2.      Les États membres prennent des mesures similaires à l’égard des espèces migratrices non visées à l’annexe I dont la venue est régulière, compte tenu des besoins de protection dans la zone géographique maritime et terrestre d’application de la présente directive en ce qui concerne leurs aires de reproduction, de mue et d’hivernage et les zones de relais dans leur aire de migration. À cette fin, les États membres attachent une importance particulière à la protection des zones humides et tout particulièrement de celles d’importance internationale.

[...]

4.      Les États membres prennent les mesures appropriées pour éviter, dans les zones de protection visées aux paragraphes 1 et 2, la pollution ou la détérioration des habitats ainsi que les perturbations touchant les oiseaux, pour autant qu’elles aient un effet significatif eu égard aux objectifs du présent article. En dehors de ces zones de protection, les États membres s’efforcent également d’éviter la pollution ou la détérioration des habitats.»
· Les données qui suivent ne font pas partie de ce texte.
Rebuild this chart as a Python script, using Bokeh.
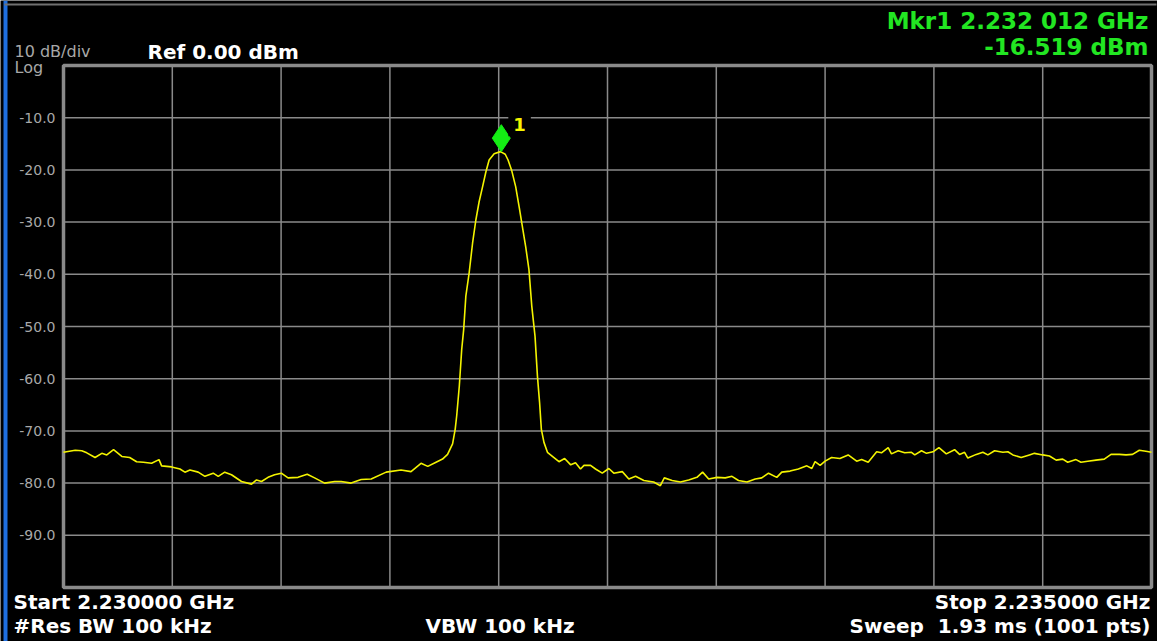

6        En vertu de l’article 18, second alinéa, de la directive 2009/147, la référence faite à l’article 4 de la directive 79/409 abrogée s’entend comme faite à l’article 4 de la directive 2009/147.

7        L’article 19 de la directive 2009/147 prévoit:

«La présente directive entre en vigueur le vingtième jour suivant celui de sa publication au Journal officiel de l’Union européenne

 La directive 91/271

8        L’article 3 de la directive 91/271 est libellé comme suit:

«1.      Les États membres veillent à ce que toutes les agglomérations soient équipées de systèmes de collecte des eaux urbaines résiduaires:

–        au plus tard le 31 décembre 2000 pour celles dont l’équivalent habitant (EH) est supérieur à 15 000

et

–        au plus tard le 31 décembre 2005 pour celles dont l’EH se situe entre 2 000 et 15 000.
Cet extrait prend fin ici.